Der Familienfilm erzählt im Grunde die Geschichte eines alternden Helden. Acht der neun Katzenleben sind aufgebraucht – Vorsicht ist also angebracht, um dieses letzte nicht auch noch zu verlieren. Ironischerweise verlangt der Plot damit etwas, das dem klassischen Helden sonst niemals einfallen würde: eine Zügelung seines Tatendrangs, Rückzug antreten und sich auf andere verlassen. Dieser interessante Zug, eine gewisse Erdung des heldischen Überwesens, arbeitet mit Nachdruck den Botschaften zu, die der Film vermitteln möchte, dass nämlich nicht Übermut und Draufgängertum zu heldischen Tugenden taugen, sondern Achtsamkeit und Gemeinschaftssinn ebenso wie Freundschaft. Das alles, so suggeriert der Film, zählt weitaus mehr als Ruhm und Erfolg.

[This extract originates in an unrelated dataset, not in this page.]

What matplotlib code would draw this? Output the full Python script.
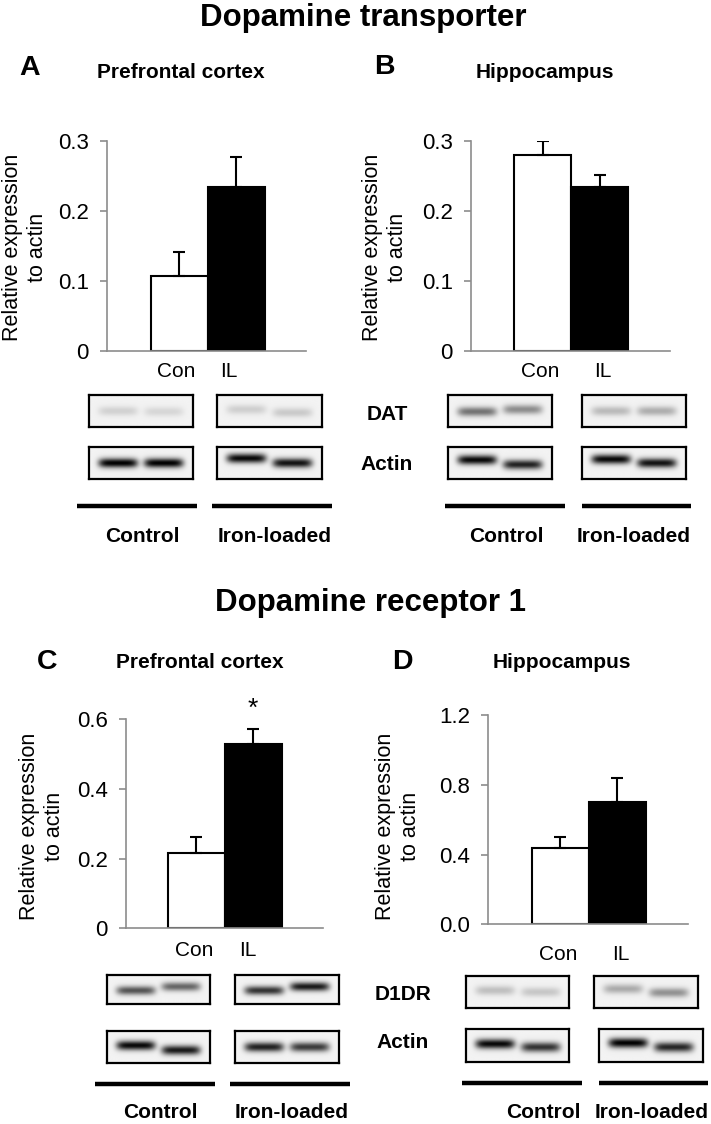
import numpy as np
import matplotlib
matplotlib.use("Agg")
from matplotlib import pyplot as plt
from matplotlib.lines import Line2D

plt.rcParams['font.family'] = ['Liberation Sans', 'DejaVu Sans']

W, H = 711, 1124

# bar data: (control, iron-loaded) means and upper errors
groups = ['Con', 'IL']
dat_pfc = [0.107, 0.234]
dat_pfc_err = [0.034, 0.042]
dat_hip = [0.279, 0.234]
dat_hip_err = [0.021, 0.017]
d1_pfc = [0.215, 0.527]
d1_pfc_err = [0.048, 0.043]
d1_hip = [0.436, 0.703]
d1_hip_err = [0.066, 0.137]

ticks_03 = [0, 0.1, 0.2, 0.3]
ticks_06 = [0, 0.2, 0.4, 0.6]
ticks_12 = [0.0, 0.4, 0.8, 1.2]
labels_03 = ['0', '0.1', '0.2', '0.3']
labels_06 = ['0', '0.2', '0.4', '0.6']
labels_12 = ['0.0', '0.4', '0.8', '1.2']

# blot bands: (lane x centre, band y centre, darkness) per box
blot_a_dat = [[(0.28, 0.5, 0.13), (0.72, 0.52, 0.11)], [(0.28, 0.45, 0.14), (0.72, 0.55, 0.16)]]
blot_a_act = [[(0.28, 0.5, 0.95), (0.72, 0.5, 0.95)], [(0.28, 0.35, 0.92), (0.72, 0.5, 0.88)]]
blot_b_dat = [[(0.28, 0.52, 0.5), (0.72, 0.45, 0.4)], [(0.28, 0.5, 0.22), (0.72, 0.5, 0.27)]]
blot_b_act = [[(0.28, 0.4, 0.92), (0.72, 0.55, 0.82)], [(0.28, 0.38, 0.92), (0.72, 0.5, 0.88)]]
blot_c_d1 = [[(0.28, 0.55, 0.62), (0.72, 0.42, 0.55)], [(0.28, 0.55, 0.75), (0.72, 0.42, 0.85)]]
blot_c_act = [[(0.28, 0.45, 0.92), (0.72, 0.6, 0.85)], [(0.28, 0.5, 0.82), (0.72, 0.5, 0.72)]]
blot_d_d1 = [[(0.28, 0.45, 0.2), (0.72, 0.5, 0.17)], [(0.28, 0.4, 0.28), (0.72, 0.52, 0.38)]]
blot_d_act = [[(0.28, 0.45, 0.92), (0.72, 0.55, 0.75)], [(0.28, 0.42, 0.95), (0.72, 0.55, 0.8)]]

fig = plt.figure(figsize=(W / 100, H / 100), dpi=100)


def fx(x):
    return x / W


def fy(y):
    return 1 - y / H


def add_ax(x0, y0, x1, y1):
    return fig.add_axes([fx(x0), fy(y1), (x1 - x0) / W, (y1 - y0) / H])


def txt(x, y, s, size=15, bold=False, **kw):
    fig.text(fx(x), fy(y), s, fontsize=size, fontweight='bold' if bold else 'normal',
             ha=kw.pop('ha', 'center'), va=kw.pop('va', 'center'), **kw)


def bar_panel(box, bars_px, vals, errs, ticks, labels, top):
    L, T, R, B = box
    ax = add_ax(L, T, R, B)
    ax.bar([0, 1], vals, width=1, color=['white', 'black'], edgecolor='black', linewidth=1.5, zorder=2)
    ax.errorbar([0, 1], vals, yerr=[[0, 0], errs], fmt='none', ecolor='black',
                elinewidth=1.5, capsize=4, capthick=1.5, zorder=3)
    b0, b2 = bars_px
    k = 2 / (b2 - b0)
    ax.set_xlim(-0.5 - (b0 - L) * k, 1.5 + (R - b2) * k)
    ax.set_ylim(0, top)
    ax.set_yticks(ticks)
    ax.set_yticklabels(labels)
    ax.set_xticks([])
    for s in ['top', 'right']:
        ax.spines[s].set_visible(False)
    for s in ['left', 'bottom']:
        ax.spines[s].set_color('#8c8c8c')
        ax.spines[s].set_linewidth(1.2)
    ax.tick_params(axis='y', direction='out', length=5, width=1.2, color='#8c8c8c',
                   labelsize=16, pad=8)
    ax.patch.set_alpha(0)
    return ax


def blot(x0, y0, x1, y1, bands):
    ax = add_ax(x0, y0, x1, y1)
    ny, nx = 60, 200
    yy, xx = np.mgrid[0:1:ny * 1j, 0:1:nx * 1j]
    img = np.full((ny, nx), 0.05)
    for xc, yc, d in bands:
        img += d * np.exp(-((xx - xc) / 0.19) ** 6) * np.exp(-((yy - yc) / 0.15) ** 2)
    ax.imshow(np.clip(img, 0, 1), cmap='gray_r', vmin=0, vmax=1, aspect='auto',
              interpolation='bilinear', extent=[0, 1, 1, 0])
    ax.set_xticks([])
    ax.set_yticks([])
    for s in ax.spines.values():
        s.set_linewidth(1.6)
        s.set_color('black')


def hline(x0, x1, y):
    fig.add_artist(Line2D([fx(x0), fx(x1)], [fy(y), fy(y)], color='black', linewidth=3.2,
                          solid_capstyle='butt'))


ylab = 'Relative expression\nto actin'

# titles
txt(363, 18, 'Dopamine transporter', size=22.5, bold=True)
txt(370, 603, 'Dopamine receptor 1', size=22.5, bold=True)

# panel A
txt(30, 68, 'A', size=20.5, bold=True)
txt(181, 73, 'Prefrontal cortex', size=15, bold=True)
bar_panel((107, 140.7, 306, 350.7), (150.7, 265), dat_pfc, dat_pfc_err, ticks_03, labels_03, 0.3)
txt(25, 247, ylab, size=15.5, rotation=90, multialignment='center')
txt(176, 372, groups[0]); txt(229, 372, groups[1])
blot(89, 395, 193, 427, blot_a_dat[0]); blot(217, 395, 322, 427, blot_a_dat[1])
blot(89, 447, 193, 479, blot_a_act[0]); blot(217, 447, 322, 479, blot_a_act[1])
hline(77, 197, 506); hline(212, 332, 506)
txt(142.5, 536, 'Control', bold=True); txt(275, 536, 'Iron-loaded', bold=True)

# panel B
txt(384, 67, 'B', size=20.5, bold=True)
txt(545, 73, 'Hippocampus', size=15, bold=True)
bar_panel((471, 140.7, 670, 350.7), (514, 628), dat_hip, dat_hip_err, ticks_03, labels_03, 0.3)
txt(385, 247, ylab, size=15.5, rotation=90, multialignment='center')
txt(540, 372, groups[0]); txt(603, 372, groups[1])
blot(448, 395, 552, 427, blot_b_dat[0]); blot(582, 395, 686, 427, blot_b_dat[1])
blot(448, 447, 552, 479, blot_b_act[0]); blot(582, 447, 686, 479, blot_b_act[1])
txt(387, 414, 'DAT', bold=True); txt(387, 465, 'Actin', bold=True)
hline(445, 565, 506); hline(582, 691, 506)
txt(506, 536, 'Control', bold=True); txt(634, 536, 'Iron-loaded', bold=True)

# panel C
txt(47, 662, 'C', size=20.5, bold=True)
txt(200, 663, 'Prefrontal cortex', size=15, bold=True)
bar_panel((126, 719, 323, 928.3), (167.7, 282), d1_pfc, d1_pfc_err, ticks_06, labels_06, 0.6)
txt(42, 826, ylab, size=15.5, rotation=90, multialignment='center')
txt(253, 709, '*', size=19)
txt(194, 951, groups[0]); txt(248, 951, groups[1])
blot(107, 975, 210, 1004, blot_c_d1[0]); blot(235, 975, 339, 1004, blot_c_d1[1])
blot(107, 1031, 210, 1063, blot_c_act[0]); blot(235, 1031, 339, 1063, blot_c_act[1])
hline(95, 215, 1084); hline(230, 350, 1084)
txt(160, 1113, 'Control', bold=True); txt(292, 1113, 'Iron-loaded', bold=True)

# panel D
txt(402, 662, 'D', size=20.5, bold=True)
txt(562, 663, 'Hippocampus', size=15, bold=True)
bar_panel((488, 715, 688, 924.3), (531.7, 646), d1_hip, d1_hip_err, ticks_12, labels_12, 1.2)
txt(398, 826, ylab, size=15.5, rotation=90, multialignment='center')
txt(558, 954, groups[0]); txt(621, 954, groups[1])
blot(466, 976, 569, 1008, blot_d_d1[0]); blot(594, 976, 698, 1008, blot_d_d1[1])
blot(466, 1029, 569, 1062, blot_d_act[0]); blot(599, 1029, 703, 1062, blot_d_act[1])
txt(403, 994, 'D1DR', bold=True); txt(403, 1043, 'Actin', bold=True)
hline(462, 582, 1083); hline(599, 708, 1083)
txt(543, 1113, 'Control', bold=True); txt(652, 1113, 'Iron-loaded', bold=True)

fig.savefig('out.png', dpi=100)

Wer aber jetzt glaubt, der Film neige damit zur Gemütlichkeit, irrt gewaltig. Das Tempo ist ungemein hoch, der Film strotzt vor dauernden Einfällen, er ist spannend und bietet kaum einen Moment der Langeweile. Anspielungen von SHREK bis hin zu SPIEL MIR DAS LIED VOM TOD, wirklich sehr treffend geschriebene Figuren wie der komplett geerdete Hund Perro oder die als sprechendes Gewissen des Bösewichts fungierende Zikade bieten Anknüpfungspunkte für alle Generationen. Die Figur des Todes scheint den Macher:innen aus Sicht der Jurymitglieder allerdings im Übereifer schon arg gruselig geraten. Wer in der extrem vollgepackten und schnellen Handlung am Ende den Relief erleben will, in dem der Tod vorläufig sein Interesse am Helden verliert, muss – für einen Familienfilm, den auch Kinder sehen werden – ein wenig länger durchhalten.